=== GOAL ===
Transcribe the stretch of entries below from the line with "Recreate this image" through the line with "import seaborn as sns", exactly and with both ends included; leave out all other lines.

=== LISTED RECORDS ===
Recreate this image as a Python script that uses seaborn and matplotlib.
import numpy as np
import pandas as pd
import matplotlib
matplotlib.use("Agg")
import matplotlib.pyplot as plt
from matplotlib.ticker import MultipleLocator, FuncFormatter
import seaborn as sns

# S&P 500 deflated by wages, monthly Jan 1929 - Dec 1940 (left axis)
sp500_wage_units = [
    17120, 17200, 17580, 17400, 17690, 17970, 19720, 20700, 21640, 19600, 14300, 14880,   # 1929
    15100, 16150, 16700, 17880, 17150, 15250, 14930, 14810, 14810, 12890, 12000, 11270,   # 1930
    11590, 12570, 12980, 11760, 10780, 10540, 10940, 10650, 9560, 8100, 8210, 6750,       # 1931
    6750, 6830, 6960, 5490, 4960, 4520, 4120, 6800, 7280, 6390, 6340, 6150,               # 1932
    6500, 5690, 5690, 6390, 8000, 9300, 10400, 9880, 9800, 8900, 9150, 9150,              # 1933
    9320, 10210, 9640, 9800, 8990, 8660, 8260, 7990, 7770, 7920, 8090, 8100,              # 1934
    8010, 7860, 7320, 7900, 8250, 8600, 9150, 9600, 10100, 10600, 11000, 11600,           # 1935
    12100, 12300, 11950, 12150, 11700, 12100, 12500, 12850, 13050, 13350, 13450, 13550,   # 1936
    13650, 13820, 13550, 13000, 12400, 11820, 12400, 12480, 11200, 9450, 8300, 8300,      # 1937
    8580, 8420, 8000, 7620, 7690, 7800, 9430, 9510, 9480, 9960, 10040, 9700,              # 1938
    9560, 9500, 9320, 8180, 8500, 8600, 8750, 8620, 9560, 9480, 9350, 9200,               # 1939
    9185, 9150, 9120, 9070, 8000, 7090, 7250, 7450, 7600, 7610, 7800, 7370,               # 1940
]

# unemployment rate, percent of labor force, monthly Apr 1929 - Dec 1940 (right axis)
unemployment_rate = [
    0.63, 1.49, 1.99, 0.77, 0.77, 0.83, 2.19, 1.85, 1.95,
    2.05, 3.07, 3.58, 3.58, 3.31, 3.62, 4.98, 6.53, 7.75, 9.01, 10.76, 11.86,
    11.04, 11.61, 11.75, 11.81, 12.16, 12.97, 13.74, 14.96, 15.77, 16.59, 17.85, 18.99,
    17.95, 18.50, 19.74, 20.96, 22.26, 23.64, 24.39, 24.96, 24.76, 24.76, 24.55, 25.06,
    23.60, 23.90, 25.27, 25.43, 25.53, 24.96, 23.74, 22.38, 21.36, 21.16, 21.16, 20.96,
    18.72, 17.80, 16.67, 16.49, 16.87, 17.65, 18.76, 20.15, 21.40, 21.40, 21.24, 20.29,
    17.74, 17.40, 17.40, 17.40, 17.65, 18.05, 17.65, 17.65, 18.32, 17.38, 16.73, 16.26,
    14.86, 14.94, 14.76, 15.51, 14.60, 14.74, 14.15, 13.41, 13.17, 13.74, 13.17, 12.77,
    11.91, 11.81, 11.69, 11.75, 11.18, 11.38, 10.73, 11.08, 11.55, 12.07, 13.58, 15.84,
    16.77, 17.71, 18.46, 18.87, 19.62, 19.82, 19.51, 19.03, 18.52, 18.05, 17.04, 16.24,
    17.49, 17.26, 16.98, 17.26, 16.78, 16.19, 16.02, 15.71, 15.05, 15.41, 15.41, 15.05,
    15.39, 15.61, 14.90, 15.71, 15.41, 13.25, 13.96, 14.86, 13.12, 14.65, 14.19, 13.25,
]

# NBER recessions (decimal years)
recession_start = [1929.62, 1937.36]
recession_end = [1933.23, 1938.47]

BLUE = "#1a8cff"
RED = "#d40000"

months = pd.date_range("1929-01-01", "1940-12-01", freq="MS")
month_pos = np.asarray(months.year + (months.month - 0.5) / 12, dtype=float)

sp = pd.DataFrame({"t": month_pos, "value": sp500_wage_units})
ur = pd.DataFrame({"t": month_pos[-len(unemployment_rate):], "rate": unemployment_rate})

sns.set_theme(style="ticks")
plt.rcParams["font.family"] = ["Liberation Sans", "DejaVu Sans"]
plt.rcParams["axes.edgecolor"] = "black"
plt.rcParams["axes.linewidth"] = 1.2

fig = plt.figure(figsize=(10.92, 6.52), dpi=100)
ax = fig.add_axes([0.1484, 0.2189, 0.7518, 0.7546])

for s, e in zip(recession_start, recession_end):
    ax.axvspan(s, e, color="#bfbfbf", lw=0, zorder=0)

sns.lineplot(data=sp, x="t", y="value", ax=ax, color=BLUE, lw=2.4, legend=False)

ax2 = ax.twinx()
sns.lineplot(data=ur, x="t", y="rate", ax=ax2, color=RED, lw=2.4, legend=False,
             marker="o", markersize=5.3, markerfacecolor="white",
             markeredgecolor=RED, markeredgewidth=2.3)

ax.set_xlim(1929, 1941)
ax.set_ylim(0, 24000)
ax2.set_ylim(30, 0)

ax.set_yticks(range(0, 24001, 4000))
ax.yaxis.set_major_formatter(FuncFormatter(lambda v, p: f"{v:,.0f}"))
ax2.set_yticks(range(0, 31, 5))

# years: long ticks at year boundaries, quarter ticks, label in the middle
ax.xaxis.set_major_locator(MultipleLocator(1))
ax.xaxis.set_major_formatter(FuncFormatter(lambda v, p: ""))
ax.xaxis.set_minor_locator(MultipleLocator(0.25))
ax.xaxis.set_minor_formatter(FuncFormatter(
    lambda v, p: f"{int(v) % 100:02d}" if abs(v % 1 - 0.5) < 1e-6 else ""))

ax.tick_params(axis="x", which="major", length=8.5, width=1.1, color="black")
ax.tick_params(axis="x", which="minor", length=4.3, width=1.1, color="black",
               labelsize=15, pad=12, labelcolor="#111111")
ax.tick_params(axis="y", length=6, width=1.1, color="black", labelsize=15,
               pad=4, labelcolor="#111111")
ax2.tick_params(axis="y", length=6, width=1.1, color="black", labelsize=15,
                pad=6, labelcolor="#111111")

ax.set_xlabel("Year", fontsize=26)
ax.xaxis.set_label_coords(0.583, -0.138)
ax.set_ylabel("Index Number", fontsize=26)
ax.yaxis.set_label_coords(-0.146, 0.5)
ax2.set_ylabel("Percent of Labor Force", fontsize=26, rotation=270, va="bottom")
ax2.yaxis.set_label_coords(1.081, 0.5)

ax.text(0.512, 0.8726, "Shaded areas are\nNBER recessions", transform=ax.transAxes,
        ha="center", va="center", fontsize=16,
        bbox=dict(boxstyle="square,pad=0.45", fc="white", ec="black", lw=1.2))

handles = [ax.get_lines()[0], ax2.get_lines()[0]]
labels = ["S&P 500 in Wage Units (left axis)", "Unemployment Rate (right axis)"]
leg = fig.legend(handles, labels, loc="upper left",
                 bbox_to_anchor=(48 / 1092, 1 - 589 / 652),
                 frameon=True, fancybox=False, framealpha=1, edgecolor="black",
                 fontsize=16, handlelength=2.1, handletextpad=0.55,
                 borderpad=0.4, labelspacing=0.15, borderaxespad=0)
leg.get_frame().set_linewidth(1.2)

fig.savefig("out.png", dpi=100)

==

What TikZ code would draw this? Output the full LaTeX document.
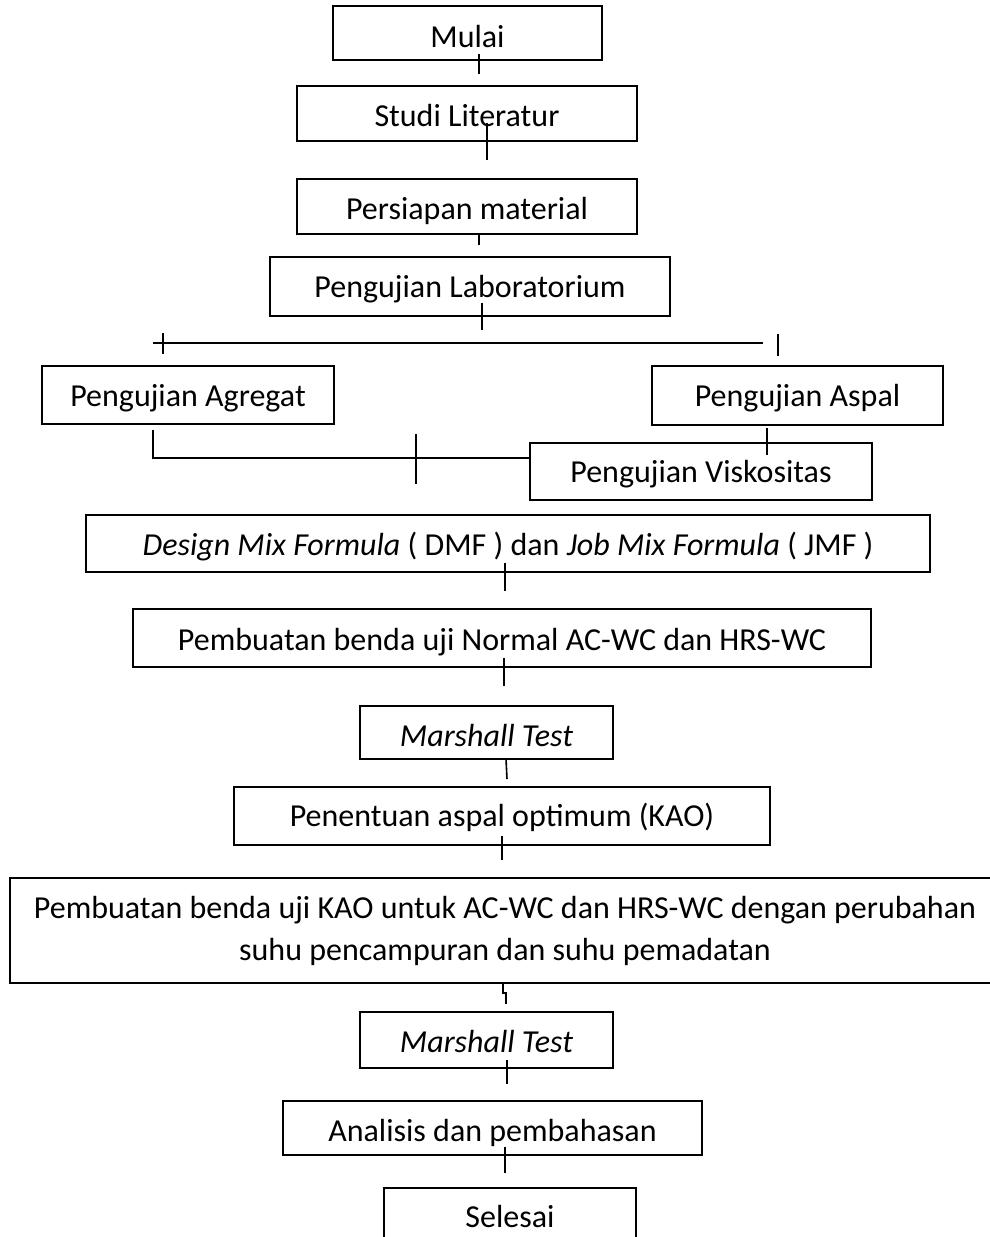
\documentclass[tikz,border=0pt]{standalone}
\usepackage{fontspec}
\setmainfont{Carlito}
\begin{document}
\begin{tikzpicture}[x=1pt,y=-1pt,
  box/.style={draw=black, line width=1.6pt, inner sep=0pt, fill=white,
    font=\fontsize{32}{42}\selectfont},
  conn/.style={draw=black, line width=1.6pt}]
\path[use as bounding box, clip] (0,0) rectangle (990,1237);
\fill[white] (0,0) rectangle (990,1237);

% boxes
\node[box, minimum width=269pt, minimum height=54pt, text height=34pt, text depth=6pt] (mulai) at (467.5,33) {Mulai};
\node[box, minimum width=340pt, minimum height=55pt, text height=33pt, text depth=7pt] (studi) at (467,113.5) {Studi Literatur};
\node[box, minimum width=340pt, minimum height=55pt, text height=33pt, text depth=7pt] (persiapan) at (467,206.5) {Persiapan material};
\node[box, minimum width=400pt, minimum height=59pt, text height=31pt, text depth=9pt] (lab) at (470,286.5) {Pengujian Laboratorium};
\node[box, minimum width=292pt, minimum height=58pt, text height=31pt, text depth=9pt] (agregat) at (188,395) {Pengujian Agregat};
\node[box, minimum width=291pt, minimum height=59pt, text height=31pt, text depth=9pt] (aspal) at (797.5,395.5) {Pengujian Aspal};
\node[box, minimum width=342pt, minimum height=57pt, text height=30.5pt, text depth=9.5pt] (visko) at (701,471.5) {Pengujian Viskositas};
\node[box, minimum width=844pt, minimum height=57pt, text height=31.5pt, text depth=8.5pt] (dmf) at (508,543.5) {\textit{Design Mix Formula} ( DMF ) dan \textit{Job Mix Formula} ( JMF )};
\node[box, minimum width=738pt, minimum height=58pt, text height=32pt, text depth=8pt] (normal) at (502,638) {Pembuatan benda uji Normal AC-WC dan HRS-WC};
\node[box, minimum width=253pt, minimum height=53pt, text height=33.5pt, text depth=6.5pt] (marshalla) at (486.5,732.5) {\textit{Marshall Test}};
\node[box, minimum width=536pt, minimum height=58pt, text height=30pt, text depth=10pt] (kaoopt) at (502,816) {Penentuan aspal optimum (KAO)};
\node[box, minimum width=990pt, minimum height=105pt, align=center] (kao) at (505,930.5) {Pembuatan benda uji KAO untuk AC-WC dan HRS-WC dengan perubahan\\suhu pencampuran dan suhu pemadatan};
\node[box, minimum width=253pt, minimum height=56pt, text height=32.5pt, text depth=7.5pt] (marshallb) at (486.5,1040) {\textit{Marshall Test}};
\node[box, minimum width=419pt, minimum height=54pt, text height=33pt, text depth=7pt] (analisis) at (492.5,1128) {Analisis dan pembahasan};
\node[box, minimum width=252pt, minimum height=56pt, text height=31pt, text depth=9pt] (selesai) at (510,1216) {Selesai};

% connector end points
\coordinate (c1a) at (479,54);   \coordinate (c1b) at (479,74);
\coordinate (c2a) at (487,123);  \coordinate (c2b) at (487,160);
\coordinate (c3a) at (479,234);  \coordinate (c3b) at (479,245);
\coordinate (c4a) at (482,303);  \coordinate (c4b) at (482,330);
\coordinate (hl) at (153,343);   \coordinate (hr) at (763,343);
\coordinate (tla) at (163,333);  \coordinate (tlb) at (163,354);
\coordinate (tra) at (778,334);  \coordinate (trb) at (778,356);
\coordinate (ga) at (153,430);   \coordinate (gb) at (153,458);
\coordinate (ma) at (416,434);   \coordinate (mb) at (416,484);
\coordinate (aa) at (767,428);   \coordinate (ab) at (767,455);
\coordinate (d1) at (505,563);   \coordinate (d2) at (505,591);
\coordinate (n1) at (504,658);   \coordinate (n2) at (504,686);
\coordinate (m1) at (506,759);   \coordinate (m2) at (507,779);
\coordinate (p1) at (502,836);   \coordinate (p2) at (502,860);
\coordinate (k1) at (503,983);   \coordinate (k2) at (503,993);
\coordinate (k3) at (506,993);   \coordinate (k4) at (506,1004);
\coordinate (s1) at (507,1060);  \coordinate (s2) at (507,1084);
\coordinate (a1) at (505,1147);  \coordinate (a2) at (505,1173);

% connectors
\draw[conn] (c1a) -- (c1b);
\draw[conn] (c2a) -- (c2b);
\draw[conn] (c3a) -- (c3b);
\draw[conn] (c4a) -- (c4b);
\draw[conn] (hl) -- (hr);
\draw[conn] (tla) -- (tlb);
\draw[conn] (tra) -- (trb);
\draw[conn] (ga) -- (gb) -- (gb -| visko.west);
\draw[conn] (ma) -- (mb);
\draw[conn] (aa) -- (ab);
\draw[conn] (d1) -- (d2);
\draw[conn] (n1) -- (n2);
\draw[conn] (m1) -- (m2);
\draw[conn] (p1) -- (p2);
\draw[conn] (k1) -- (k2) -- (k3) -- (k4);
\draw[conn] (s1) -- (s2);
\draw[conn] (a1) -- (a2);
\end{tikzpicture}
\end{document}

=== EXERCISE SOLUTION ===
Recreate this image as a Python script that uses seaborn and matplotlib.
import numpy as np
import pandas as pd
import matplotlib
matplotlib.use("Agg")
import matplotlib.pyplot as plt
from matplotlib.ticker import MultipleLocator, FuncFormatter
import seaborn as sns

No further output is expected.